May 13, 2010 -- This morning, BP released video of the subsea well pipe gushing oil and gas into the waters of the Gulf of Mexico.
In a press brief released this morning, BP said that efforts to stop the flow of oil at the source continue. BP is trying to intervene by way of the blow out preventer (BOP). One possibility is to shoot 'junk shot' -- or debris -- into the well pipe, then filling it with specialized heavy fluids to seal the opening. Plans are underway and this option could be invoked next week.
In the interim, a second, smaller containment dome has been transported to the site and lowered down to the sea floor in preparation for deployment. It is expected to be operational in the next day or two.
Application of subsea and surface dispersants continues. So far, about 28,000 gallons of subsea dispersant has been applied, and over 400,000 gallons have been applied on the surface -- more than has ever been applied before.
Environmentalists are concerned about the effects of the dispersant on marine mammals and plant life, but EPA maintains that the chemicals being applied to the surface are safe and on the EPA's approved list of dispersants. The subsea application, however, is unprecedented and undergoing a series of tests as it is being used. EPA expects test results within a few days and has said that continued subsea application of dispersants, if approved, will require regular, ongoing testing, including biological testing and particle analysis. At that point, if testing reveals harmful impacts, the agency says subsea application of dispersants will be discontinued.

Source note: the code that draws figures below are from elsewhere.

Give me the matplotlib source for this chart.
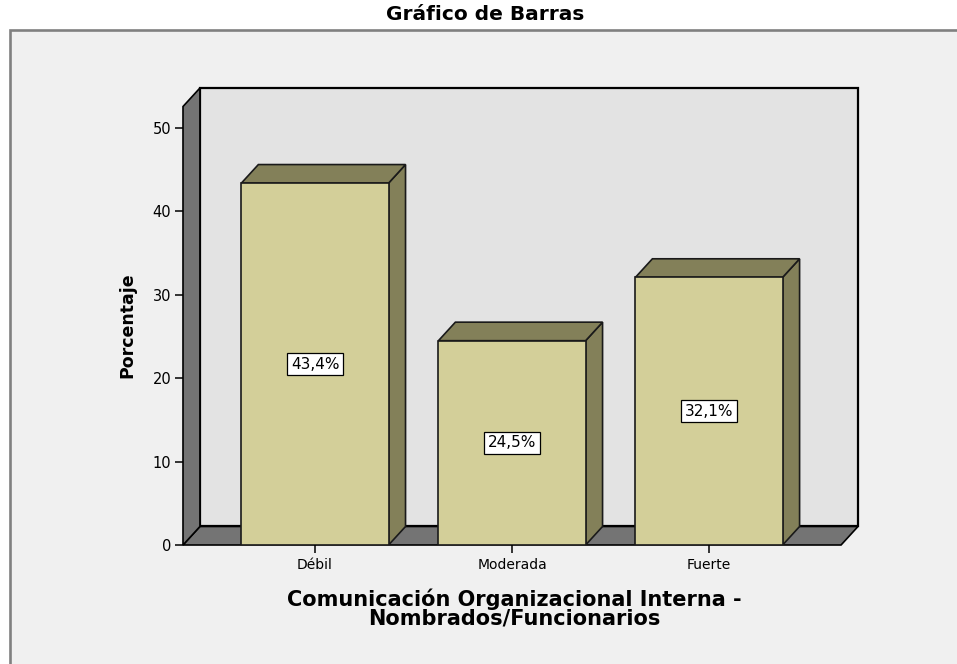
import matplotlib
matplotlib.use('Agg')
import matplotlib.pyplot as plt
from matplotlib.patches import Polygon, Rectangle

# data
categories = ['Débil', 'Moderada', 'Fuerte']
porcentajes = [43.4, 24.5, 32.1]
yticks = [0, 10, 20, 30, 40, 50]

# colours (SPSS style 3D bars)
front_col = '#d3cf99'
side_col = '#838059'
wall_col = '#e3e3e3'
floor_col = '#747474'
bg_col = '#f0f0f0'

W, H = 957, 664
fig = plt.figure(figsize=(W / 100, H / 100), dpi=100)
fig.patch.set_facecolor('white')

# outer frame of the chart area (runs off the right and bottom edge)
frame = Rectangle((9.5 / W, -0.1), 1.2, (1 - 30 / H) + 0.1, transform=fig.transFigure,
                  facecolor=bg_col, edgecolor='#808080', linewidth=1.9, zorder=-1)
fig.add_artist(frame)

# axes: front plane left at x=183px, back wall right at 858px, 0 at y=545, top wall at 88
ax = fig.add_axes([183 / W, 1 - 545 / H, (858 - 183) / W, (545 - 88) / H])
ax.set_facecolor('none')
for s in ax.spines.values():
    s.set_visible(False)

x0, x1 = -0.67, 2.67        # front plane extent in category units
dx, dy = 0.086, 2.22        # depth offset (data units)
ytop = 54.8
bar_w = 0.747

ax.set_xlim(x0, x1 + dx)
ax.set_ylim(0, ytop)

# back wall, floor and left wall
ax.add_patch(Polygon([(x0 + dx, dy), (x1 + dx, dy), (x1 + dx, ytop), (x0 + dx, ytop)],
                     closed=True, facecolor=wall_col, edgecolor='black', linewidth=1.6,
                     clip_on=False, zorder=1))
ax.add_patch(Polygon([(x0, 0), (x1, 0), (x1 + dx, dy), (x0 + dx, dy)],
                     closed=True, facecolor=floor_col, edgecolor='black', linewidth=1.2,
                     clip_on=False, zorder=2))
ax.add_patch(Polygon([(x0, 0), (x0 + dx, dy), (x0 + dx, ytop), (x0, ytop - dy)],
                     closed=True, facecolor=floor_col, edgecolor='black', linewidth=1.2,
                     clip_on=False, zorder=2))

# bars: side + top faces then the front face
xs = list(range(len(categories)))
for i, v in zip(xs, porcentajes):
    l, r = i - bar_w / 2, i + bar_w / 2
    ax.add_patch(Polygon([(r, 0), (r + dx, dy), (r + dx, v + dy), (r, v)], closed=True,
                         facecolor=side_col, edgecolor='#1a1a1a', linewidth=1.2, zorder=3))
    ax.add_patch(Polygon([(l, v), (r, v), (r + dx, v + dy), (l + dx, v + dy)], closed=True,
                         facecolor=side_col, edgecolor='#1a1a1a', linewidth=1.2, zorder=3))
ax.bar(xs, porcentajes, width=bar_w, color=front_col, edgecolor='#1a1a1a',
       linewidth=1.2, zorder=4)

# value labels in white boxes
for i, v in zip(xs, porcentajes):
    ax.text(i, v / 2, f'{v:.1f}'.replace('.', ',') + '%', ha='center', va='center',
            fontsize=11, zorder=5,
            bbox=dict(boxstyle='square,pad=0.25', facecolor='white', edgecolor='black',
                      linewidth=0.9))

ax.set_yticks(yticks)
ax.set_xticks(xs)
ax.set_xticklabels(categories)
ax.tick_params(axis='y', length=6, width=1.1, pad=2.5, labelsize=10.5)
ax.tick_params(axis='x', length=6, width=1.1, pad=3.5, labelsize=10)

# texts
fig.text(485.5 / W, 1 - 15 / H, 'Gráfico de Barras', ha='center', va='center',
         fontsize=14.5, fontweight='bold')
fig.text(127 / W, 1 - 325 / H, 'Porcentaje', rotation=90, ha='center', va='center',
         fontsize=12.5, fontweight='bold')
fig.text(514 / W, 1 - 608.5 / H, 'Comunicación Organizacional Interna -\nNombrados/Funcionarios',
         ha='center', va='center', fontsize=15, fontweight='bold', linespacing=0.85)

fig.savefig('out.png', dpi=100)
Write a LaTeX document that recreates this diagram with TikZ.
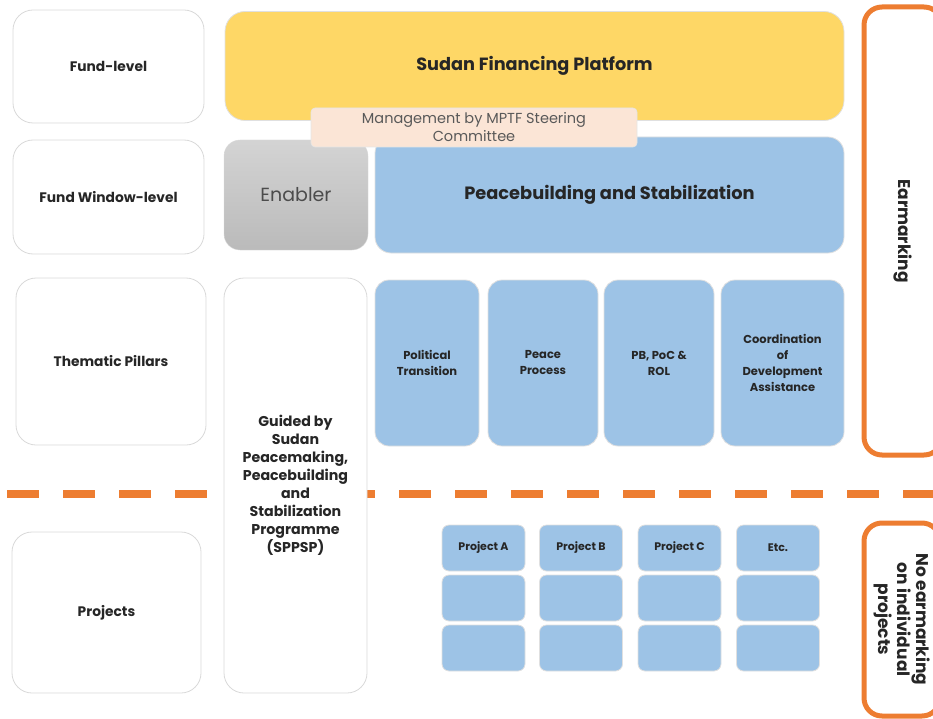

EPA Administrator Lisa P. Jackson acknowledged in a press briefing yesterday that this situation is "uncharted territory" and that the agency continues to work with BP on finding "creative solutions" to clean up the spill and mitigate damage.
Other efforts such as controlled burning and surface skimming continue. Thus far, over 1.2 million feet of containment boom has been deployed, with an additional 400,000 feet staged and ready to go. About 97,000 barrels of oily liquid have been recovered from the waters in the Gulf of Mexico.
Work on a relief well begun May 2 is continuing, but could take up to three months to become operational. Meanwhile, oil continues to spill at a rate of about 210,000 gallons per day.
BP has spent about $450 million to date on its response -- including cleanup, relief well drilling, settlements, and federal costs.